The sunset movie, combining exposures taken Nov. 4 and Nov. 5, 2010, through different camera filters, accelerates about 17 minutes of sunset into a 30-second simulation. One of the filters is specifically used to look at the sun. Two other filters used for these shots provide color information. The rover team has taken Pancam images of sunsets on several previous occasions, gaining scientifically valuable information about the variability of dust in the lower atmosphere. The new clip is the longest sunset movie from Mars ever produced, taking advantage of adequate solar energy currently available to Opportunity.
At the American Geophysical Union conference last week, MER project manager John Callas said Oppy is producing 600 watt-hours per day, and that the slight dust covering the solar arrays put the energy output at 60% of full power. Not too bad for the almost-7-year-old solar arrays, which have been repeatedly cleaned off by wind gusts.

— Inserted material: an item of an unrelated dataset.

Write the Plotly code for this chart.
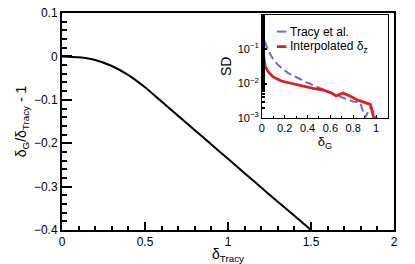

The two Martian moons are too small to fully cover the face of the sun, as seen from the surface of Mars, so these events — called transits or partial eclipses — look quite different from a solar eclipse seen on Earth. Bell and Lemmon chose a transit by Phobos shortly before the Mars sunset on Nov. 9, 2010, for a set of Pancam exposures taken four seconds apart and combined into the new, 30-second, eclipse movie. Scientifically, images years apart that show Phobos’ exact position relative to the sun at an exact moment in time aid studies of slight changes in the moon’s orbit. This, in turn, adds information about the interior of Mars.
The movies show an artistic side to those working with the images returned by the rovers.
“For nearly seven years now, we’ve been using the cameras on Spirit and Opportunity to help us experience Mars as if we were there, viewing these spectacular vistas for ourselves,” Bell said. “Whether it’s seeing glorious sunsets and eclipses like these, or the many different and lovely sandy and rocky landscapes that we’ve driven through over the years, we are all truly exploring Mars through the lenses of our hardy robotic emissaries.
“It reminds me of a favorite quote from French author Marcel Proust: ‘The real voyage of discovery consists not in seeking new landscapes, but in having new eyes,'” he added.